◆ **Material shown**
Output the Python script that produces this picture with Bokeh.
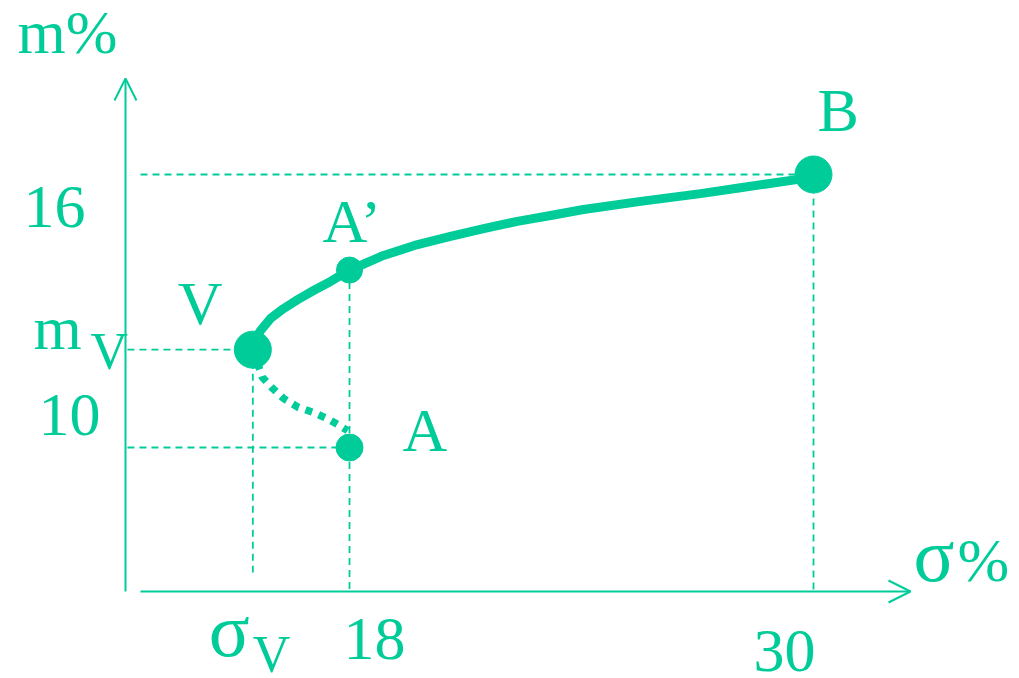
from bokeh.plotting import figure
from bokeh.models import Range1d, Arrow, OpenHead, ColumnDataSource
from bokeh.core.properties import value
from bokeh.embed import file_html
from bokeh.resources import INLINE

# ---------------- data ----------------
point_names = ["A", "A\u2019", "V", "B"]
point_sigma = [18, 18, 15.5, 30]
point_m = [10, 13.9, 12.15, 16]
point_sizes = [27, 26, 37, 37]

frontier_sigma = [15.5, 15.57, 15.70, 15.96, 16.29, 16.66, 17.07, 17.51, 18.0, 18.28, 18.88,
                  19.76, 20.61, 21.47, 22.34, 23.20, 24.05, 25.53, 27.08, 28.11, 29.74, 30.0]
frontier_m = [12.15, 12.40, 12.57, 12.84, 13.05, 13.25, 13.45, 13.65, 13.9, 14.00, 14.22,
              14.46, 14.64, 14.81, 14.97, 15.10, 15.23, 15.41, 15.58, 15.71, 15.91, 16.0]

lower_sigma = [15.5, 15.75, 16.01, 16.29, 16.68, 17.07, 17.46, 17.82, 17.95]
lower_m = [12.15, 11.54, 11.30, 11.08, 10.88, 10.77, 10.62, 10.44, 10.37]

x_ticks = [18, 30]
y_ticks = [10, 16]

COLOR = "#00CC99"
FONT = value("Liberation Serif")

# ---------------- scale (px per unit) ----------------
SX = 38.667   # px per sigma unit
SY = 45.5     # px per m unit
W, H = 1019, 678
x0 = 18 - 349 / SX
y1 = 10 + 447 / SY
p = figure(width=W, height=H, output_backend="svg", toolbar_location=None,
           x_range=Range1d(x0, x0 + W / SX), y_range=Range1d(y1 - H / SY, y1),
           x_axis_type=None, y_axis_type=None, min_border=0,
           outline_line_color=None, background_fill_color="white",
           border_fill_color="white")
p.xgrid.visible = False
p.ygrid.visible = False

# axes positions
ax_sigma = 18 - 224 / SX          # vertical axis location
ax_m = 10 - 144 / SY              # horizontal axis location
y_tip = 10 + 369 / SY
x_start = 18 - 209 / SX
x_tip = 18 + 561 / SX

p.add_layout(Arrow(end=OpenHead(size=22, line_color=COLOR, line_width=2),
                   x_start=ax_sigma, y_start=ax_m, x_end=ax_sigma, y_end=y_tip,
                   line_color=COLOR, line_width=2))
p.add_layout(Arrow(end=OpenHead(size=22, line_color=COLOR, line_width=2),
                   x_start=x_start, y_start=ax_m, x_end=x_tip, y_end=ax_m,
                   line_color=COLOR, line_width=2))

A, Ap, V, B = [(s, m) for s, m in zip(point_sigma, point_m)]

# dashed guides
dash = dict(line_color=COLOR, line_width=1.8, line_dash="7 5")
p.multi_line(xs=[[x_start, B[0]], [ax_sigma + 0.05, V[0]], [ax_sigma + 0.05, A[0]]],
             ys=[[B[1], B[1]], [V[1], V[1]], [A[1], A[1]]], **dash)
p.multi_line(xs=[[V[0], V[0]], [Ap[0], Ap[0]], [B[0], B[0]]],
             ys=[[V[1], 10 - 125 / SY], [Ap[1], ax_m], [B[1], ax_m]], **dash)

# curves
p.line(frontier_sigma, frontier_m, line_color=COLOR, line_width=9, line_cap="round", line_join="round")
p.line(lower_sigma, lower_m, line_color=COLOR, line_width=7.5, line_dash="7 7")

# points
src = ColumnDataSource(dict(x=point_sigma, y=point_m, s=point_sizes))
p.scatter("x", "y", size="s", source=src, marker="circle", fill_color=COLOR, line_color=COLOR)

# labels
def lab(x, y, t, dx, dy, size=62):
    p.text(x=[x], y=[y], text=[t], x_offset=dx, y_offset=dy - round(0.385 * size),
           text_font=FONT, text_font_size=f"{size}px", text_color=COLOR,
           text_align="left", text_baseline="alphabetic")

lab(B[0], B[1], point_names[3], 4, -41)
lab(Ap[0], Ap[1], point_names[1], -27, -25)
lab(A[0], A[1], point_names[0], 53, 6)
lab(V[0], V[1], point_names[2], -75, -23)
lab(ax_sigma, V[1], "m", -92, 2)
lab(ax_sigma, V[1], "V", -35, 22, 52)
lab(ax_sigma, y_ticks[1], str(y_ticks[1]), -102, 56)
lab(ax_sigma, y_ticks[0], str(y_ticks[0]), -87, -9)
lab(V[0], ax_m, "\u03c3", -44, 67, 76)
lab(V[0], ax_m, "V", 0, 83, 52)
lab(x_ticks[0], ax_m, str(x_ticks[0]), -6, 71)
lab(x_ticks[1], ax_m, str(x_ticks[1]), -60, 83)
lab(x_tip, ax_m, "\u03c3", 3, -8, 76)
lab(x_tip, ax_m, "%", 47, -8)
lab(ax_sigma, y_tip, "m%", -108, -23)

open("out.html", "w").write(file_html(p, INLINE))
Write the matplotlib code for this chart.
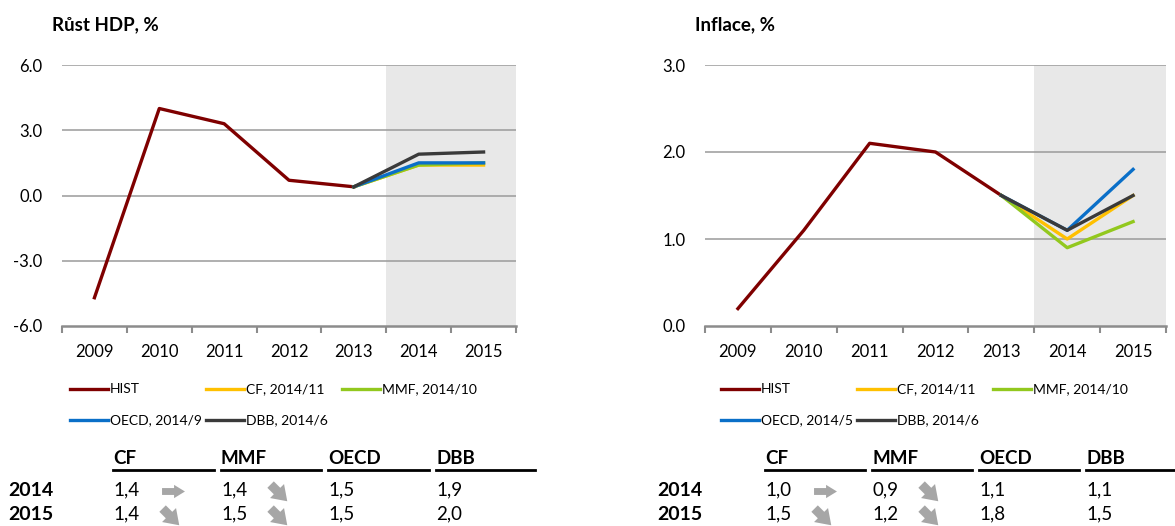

◆ **Exercise brief**
Copy the whole of the material above exactly, but not its images.

◆ **Written solution**
Output the Python script that produces this picture with Bokeh.
from bokeh.plotting import figure
from bokeh.models import Range1d, Arrow, OpenHead, ColumnDataSource
from bokeh.core.properties import value
from bokeh.embed import file_html
from bokeh.resources import INLINE

# ---------------- data ----------------
point_names = ["A", "A\u2019", "V", "B"]
point_sigma = [18, 18, 15.5, 30]
point_m = [10, 13.9, 12.15, 16]
point_sizes = [27, 26, 37, 37]

frontier_sigma = [15.5, 15.57, 15.70, 15.96, 16.29, 16.66, 17.07, 17.51, 18.0, 18.28, 18.88,
                  19.76, 20.61, 21.47, 22.34, 23.20, 24.05, 25.53, 27.08, 28.11, 29.74, 30.0]
frontier_m = [12.15, 12.40, 12.57, 12.84, 13.05, 13.25, 13.45, 13.65, 13.9, 14.00, 14.22,
              14.46, 14.64, 14.81, 14.97, 15.10, 15.23, 15.41, 15.58, 15.71, 15.91, 16.0]

lower_sigma = [15.5, 15.75, 16.01, 16.29, 16.68, 17.07, 17.46, 17.82, 17.95]
lower_m = [12.15, 11.54, 11.30, 11.08, 10.88, 10.77, 10.62, 10.44, 10.37]

x_ticks = [18, 30]
y_ticks = [10, 16]

COLOR = "#00CC99"
FONT = value("Liberation Serif")

# ---------------- scale (px per unit) ----------------
SX = 38.667   # px per sigma unit
SY = 45.5     # px per m unit
W, H = 1019, 678
x0 = 18 - 349 / SX
y1 = 10 + 447 / SY
p = figure(width=W, height=H, output_backend="svg", toolbar_location=None,
           x_range=Range1d(x0, x0 + W / SX), y_range=Range1d(y1 - H / SY, y1),
           x_axis_type=None, y_axis_type=None, min_border=0,
           outline_line_color=None, background_fill_color="white",
           border_fill_color="white")
p.xgrid.visible = False
p.ygrid.visible = False

# axes positions
ax_sigma = 18 - 224 / SX          # vertical axis location
ax_m = 10 - 144 / SY              # horizontal axis location
y_tip = 10 + 369 / SY
x_start = 18 - 209 / SX
x_tip = 18 + 561 / SX

p.add_layout(Arrow(end=OpenHead(size=22, line_color=COLOR, line_width=2),
                   x_start=ax_sigma, y_start=ax_m, x_end=ax_sigma, y_end=y_tip,
                   line_color=COLOR, line_width=2))
p.add_layout(Arrow(end=OpenHead(size=22, line_color=COLOR, line_width=2),
                   x_start=x_start, y_start=ax_m, x_end=x_tip, y_end=ax_m,
                   line_color=COLOR, line_width=2))

A, Ap, V, B = [(s, m) for s, m in zip(point_sigma, point_m)]

# dashed guides
dash = dict(line_color=COLOR, line_width=1.8, line_dash="7 5")
p.multi_line(xs=[[x_start, B[0]], [ax_sigma + 0.05, V[0]], [ax_sigma + 0.05, A[0]]],
             ys=[[B[1], B[1]], [V[1], V[1]], [A[1], A[1]]], **dash)
p.multi_line(xs=[[V[0], V[0]], [Ap[0], Ap[0]], [B[0], B[0]]],
             ys=[[V[1], 10 - 125 / SY], [Ap[1], ax_m], [B[1], ax_m]], **dash)

# curves
p.line(frontier_sigma, frontier_m, line_color=COLOR, line_width=9, line_cap="round", line_join="round")
p.line(lower_sigma, lower_m, line_color=COLOR, line_width=7.5, line_dash="7 7")

# points
src = ColumnDataSource(dict(x=point_sigma, y=point_m, s=point_sizes))
p.scatter("x", "y", size="s", source=src, marker="circle", fill_color=COLOR, line_color=COLOR)

# labels
def lab(x, y, t, dx, dy, size=62):
    p.text(x=[x], y=[y], text=[t], x_offset=dx, y_offset=dy - round(0.385 * size),
           text_font=FONT, text_font_size=f"{size}px", text_color=COLOR,
           text_align="left", text_baseline="alphabetic")

lab(B[0], B[1], point_names[3], 4, -41)
lab(Ap[0], Ap[1], point_names[1], -27, -25)
lab(A[0], A[1], point_names[0], 53, 6)
lab(V[0], V[1], point_names[2], -75, -23)
lab(ax_sigma, V[1], "m", -92, 2)
lab(ax_sigma, V[1], "V", -35, 22, 52)
lab(ax_sigma, y_ticks[1], str(y_ticks[1]), -102, 56)
lab(ax_sigma, y_ticks[0], str(y_ticks[0]), -87, -9)
lab(V[0], ax_m, "\u03c3", -44, 67, 76)
lab(V[0], ax_m, "V", 0, 83, 52)
lab(x_ticks[0], ax_m, str(x_ticks[0]), -6, 71)
lab(x_ticks[1], ax_m, str(x_ticks[1]), -60, 83)
lab(x_tip, ax_m, "\u03c3", 3, -8, 76)
lab(x_tip, ax_m, "%", 47, -8)
lab(ax_sigma, y_tip, "m%", -108, -23)

open("out.html", "w").write(file_html(p, INLINE))
Write the matplotlib code for this chart.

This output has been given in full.